Defenders Speaks Out Against Izembek Refuge Road Proposal

Izembek National Wildlife Refuge, Alaska.

BREAKING: The U.S. Fish and Wildlife Service is seeking public comment on a draft environmental impact statement released today that evaluates a proposed land exchange and road through federally protected Wilderness in Alaska’s Izembek National Wildlife Refuge that would link the rural village of King Cove to an airport in nearby Cold Bay.

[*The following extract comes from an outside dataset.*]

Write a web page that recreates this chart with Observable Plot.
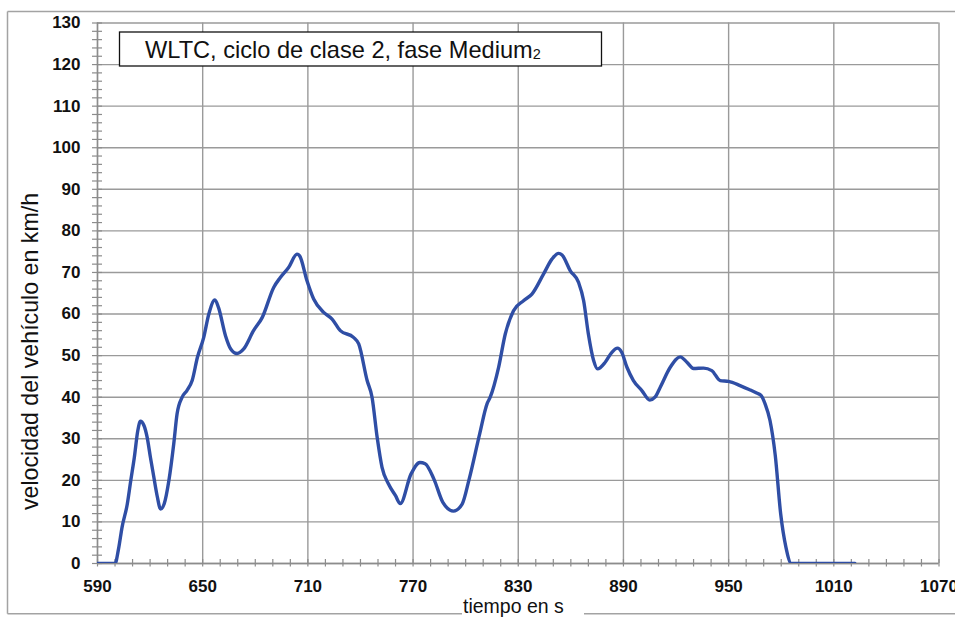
<!DOCTYPE html>
<html>
<head>
<meta charset="utf-8">
<script src="https://cdn.jsdelivr.net/npm/d3@7"></script>
<script src="https://cdn.jsdelivr.net/npm/@observablehq/plot@0.6"></script>
<style>
  html, body { margin: 0; padding: 0; background: #fff; }
  #chart { position: relative; width: 955px; height: 619px; overflow: hidden; }
  svg { display: block; }
</style>
</head>
<body>
<div id="chart"></div>
<script>
// ---- data ----
const timeS = [590, 600, 602, 604, 607, 609, 611, 613, 614.5, 616.5, 618.3, 620.2, 622, 624, 626, 628, 630.7, 633.5, 635.4, 638.3, 641, 644, 647, 650.6, 653.5, 657, 659, 663, 666, 669.6, 673.4, 679, 684, 690.5, 694.3, 699, 703.8, 705.3, 709.5, 713.3, 719, 723.8, 728.5, 736, 739, 743.8, 746.6, 749.5, 752.3, 756, 760, 762.7, 768.8, 773.9, 776.9, 781.9, 787, 793, 798, 802, 808, 812.2, 814, 818.8, 822.6, 827.3, 833, 837.8, 844.4, 849.2, 853, 855, 859.7, 864.4, 867.3, 870, 873, 875.2, 879.6, 883.4, 886.6, 889, 892, 895.7, 900.5, 905, 908, 911, 916.7, 922.4, 926.2, 930, 935.7, 940.4, 945.2, 950, 956.5, 962, 966, 968.6, 970.8, 973.6, 976.6, 979.7, 982.7, 985.8, 1022];
const speedKmh = [0, 0, 3.5, 8.7, 14.3, 20, 25.5, 32, 34.2, 33.2, 30.4, 25.5, 21.1, 16.3, 13.1, 14.3, 19.9, 28.8, 36, 40, 41.6, 44, 49.6, 54.4, 60, 63.4, 61.6, 54.8, 51.6, 50.5, 51.6, 56, 59.2, 66.4, 68.8, 71.2, 74.4, 74, 68, 63.6, 60.4, 58.8, 56, 54.4, 52.8, 44, 40, 30.4, 23.1, 19.1, 16.3, 14.4, 21.5, 24.3, 24, 20.3, 14.7, 12.6, 14.3, 20.3, 31.2, 38.4, 40, 47.2, 55.2, 60.8, 63.2, 64.8, 69.6, 73.2, 74.6, 74.2, 70.4, 67.6, 63.2, 55.2, 48.8, 46.8, 48.4, 50.8, 51.8, 50.8, 47.2, 44, 41.6, 39.3, 40, 42.4, 47.2, 49.7, 48.4, 46.9, 47, 46.4, 44, 43.8, 42.8, 41.8, 41, 40.4, 38.4, 34.4, 26, 11.9, 3.9, 0, 0];

const xTickLabels = [590, 650, 710, 770, 830, 890, 950, 1010, 1070];
const yTickLabels = [0, 10, 20, 30, 40, 50, 60, 70, 80, 90, 100, 110, 120, 130];
const xMinorTicks = d3.range(590, 1071, 10);
const yMinorTicks = d3.range(0, 131, 2);

const titleText = "WLTC, ciclo de clase 2, fase Medium";
const titleSub = "2";
const yTitle = "velocidad del vehículo en km/h";
const xTitle = "tiempo en s";

const rows = timeS.map((t, i) => ({t, v: speedKmh[i]}));

const W = 955, H = 619;
const gridColor = "#9a9a9a";
const axisColor = "#8c8c8c";
const lineColor = "#2f4ea5";
const fmt = d => String(d);

const plot = Plot.plot({
  width: W,
  height: H,
  marginLeft: 97,
  marginRight: 16.5,
  marginTop: 22.5,
  marginBottom: 56,
  style: {fontFamily: "'Liberation Sans', Arial, sans-serif", fontSize: "17px", background: "#fff", overflow: "visible"},
  x: {domain: [590, 1070]},
  y: {domain: [0, 130]},
  marks: [
    Plot.gridX(xTickLabels, {stroke: gridColor, strokeOpacity: 1, strokeWidth: 1.4}),
    Plot.gridY(yTickLabels, {stroke: gridColor, strokeOpacity: 1, strokeWidth: 1.4}),
    // minor ticks crossing the axes
    Plot.ruleX(xMinorTicks, {x: d => d, y1: 0, y2: 0, insetTop: -4, insetBottom: -3.5, stroke: axisColor, strokeWidth: 1.2}),
    Plot.ruleY(yMinorTicks, {y: d => d, x1: 590, x2: 590, insetLeft: -5, insetRight: -5, stroke: axisColor, strokeWidth: 1.2}),
    Plot.ruleX([590], {stroke: axisColor, strokeWidth: 1.4}),
    Plot.ruleY([0], {stroke: axisColor, strokeWidth: 1.4}),
    Plot.axisX(xTickLabels, {tickSize: 0, tickPadding: 16, label: null, tickFormat: fmt, fontWeight: "bold", fontSize: 17, fill: "#111"}),
    Plot.axisY(yTickLabels, {tickSize: 0, tickPadding: 17, label: null, tickFormat: fmt, fontWeight: "bold", fontSize: 17, fill: "#111"}),
    Plot.line(rows, {x: "t", y: "v", stroke: lineColor, strokeWidth: 3.4, curve: "monotone-x", clip: true})
  ]
});

document.getElementById("chart").appendChild(plot);

// ---- annotations: frame, title box, axis titles ----
const svg = d3.select(plot);
const ann = svg.append("g")
  .attr("font-family", "'Liberation Sans', Arial, sans-serif")
  .attr("text-anchor", "start");
const frameColor = "#a3a3a3";
ann.append("line").attr("x1", 7.5).attr("x2", 960).attr("y1", 11.5).attr("y2", 11.5).attr("stroke", frameColor).attr("stroke-width", 1.5);
ann.append("line").attr("x1", 7.5).attr("x2", 7.5).attr("y1", 11.5).attr("y2", 613.8).attr("stroke", frameColor).attr("stroke-width", 1.5);
ann.append("line").attr("x1", 7.5).attr("x2", 462).attr("y1", 613.8).attr("y2", 613.8).attr("stroke", frameColor).attr("stroke-width", 1.5);
ann.append("line").attr("x1", 584).attr("x2", 960).attr("y1", 613.8).attr("y2", 613.8).attr("stroke", frameColor).attr("stroke-width", 1.5);

ann.append("text").attr("x", 463).attr("y", 613.3).attr("text-anchor", "start")
  .attr("font-size", 19.5).attr("fill", "#111").text(xTitle);

ann.append("text")
  .attr("transform", "translate(37.5,351.5) rotate(-90)")
  .attr("text-anchor", "middle")
  .attr("font-size", 23.2)
  .attr("fill", "#111")
  .text(yTitle);

ann.append("rect").attr("x", 119.5).attr("y", 32).attr("width", 482).attr("height", 34)
  .attr("fill", "#fff").attr("stroke", "#111").attr("stroke-width", 1.3);
const tt = ann.append("text").attr("x", 145).attr("y", 57.5).attr("text-anchor", "start")
  .attr("font-size", 23.6).attr("fill", "#111");
tt.append("tspan").text(titleText);
tt.append("tspan").attr("font-size", 14.5).attr("dy", 1.5).text(titleSub);
</script>
</body>
</html>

The following is a statement from Jamie Rappaport Clark, president and CEO of Defenders of Wildlife:

“The Izembek National Wildlife Refuge is no place for a road, and the community of King Cove does not need one to thrive. It is not a choice between protecting people and conserving wildlife. U.S. taxpayers have already provided $37.5 million to King Cove to build a safe, reliable transportation system, including a state-of-the-art seaworthy hovercraft capable of transporting an ambulance to Cold Bay. Since 2007, the hovercraft has been proven effective for more than 30 medical evacuations from King Cove. The continued wellbeing of King Cove’s residents is very important, but more spending, on yet another transportation option, is unnecessary.”

Background:

  • As required by Congress in 2009, the U.S. Fish and Wildlife Service is seeking public comment on a draft environmental impact statement that evaluates a proposed land exchange and road through federally protected Wilderness in Alaska’s Izembek National Wildlife Refuge that would link the rural village of King Cove to an airport in nearby Cold Bay.
  • King Cove continues to lobby Congress for the road despite receiving $37.5 million in federal aid in 1998 to address safety concerns. The funding was earmarked for King Cove to modernize its medical facilities, build a marine terminal and access road, and purchase a seaworthy hovercraft capable of transporting an ambulance to Cold Bay in as few as 20 minutes.
  • To build the road, wetlands in the ecological heart of the refuge would have to be stripped of federal Wilderness protections, putting critically important habitat and hundreds of thousands of migrating birds — including 98 percent of Pacific black brants and nearly all of the world’s emperor geese — at risk. These birds depend on Izembek refuge’s eelgrass beds to nest, rest and feed. The area is also used by caribou, brown bears and a number of marine mammals.

 

 

 

 

5 Responses to “Defenders Speaks Out Against Izembek Refuge Road Proposal”

  1. Roxanne

    Agree with Jamie Rappaport Clark, “The Izembek National Wildlife Refuge is no place for a road, and the community of King Cove does not need one to thrive. It is not a choice between protecting people and conserving wildlife. U.S. taxpayers have already provided $37.5 million to King Cove to build a safe, reliable transportation system, including a state-of-the-art seaworthy hovercraft capable of transporting an ambulance to Cold Bay. Since 2007, the hovercraft has been proven effective for more than 30 medical evacuations from King Cove. The continued wellbeing of King Cove’s residents is very important, but more spending, on yet another transportation option, is unnecessary.”
    Roxanne

    Reply
  2. Kim Clark

    Is it ever going to stop, or are we going to kill everything for our convenience?

    Reply
  3. Diane Welsh

    If there currently exists a reliable mode of transportation, especially in the need of emergency, then this road is a concept of convenience and a free way to travel. Encroaching on protected lands and damaging that area with construction and needless petroleum vapors polluting the atmosphere, doesn’t sound like a reasonable concept simply for convenience.

    Reply
  4. Alexander Levy

    I don’t support any proposal that would allow a road to fragment habitat on a protected wildlife refuge, park, or other natural area.

    However, as a fierce conservation advocate and authority on the conflicts between habitat connectivity and surface transportation, I’m just as concerned about Defender’s reaction to an issue that it was once at the forefront of proactively engaging via its former Habitat and Highways Campaign.

    With no other nationally-recognized NGO at the helm of this issue, we can expect to see even more such federal agencies wasting scarce public funds advancing hair-brained proposals and continuing to jeopardize the diversity of wildlife in these United States.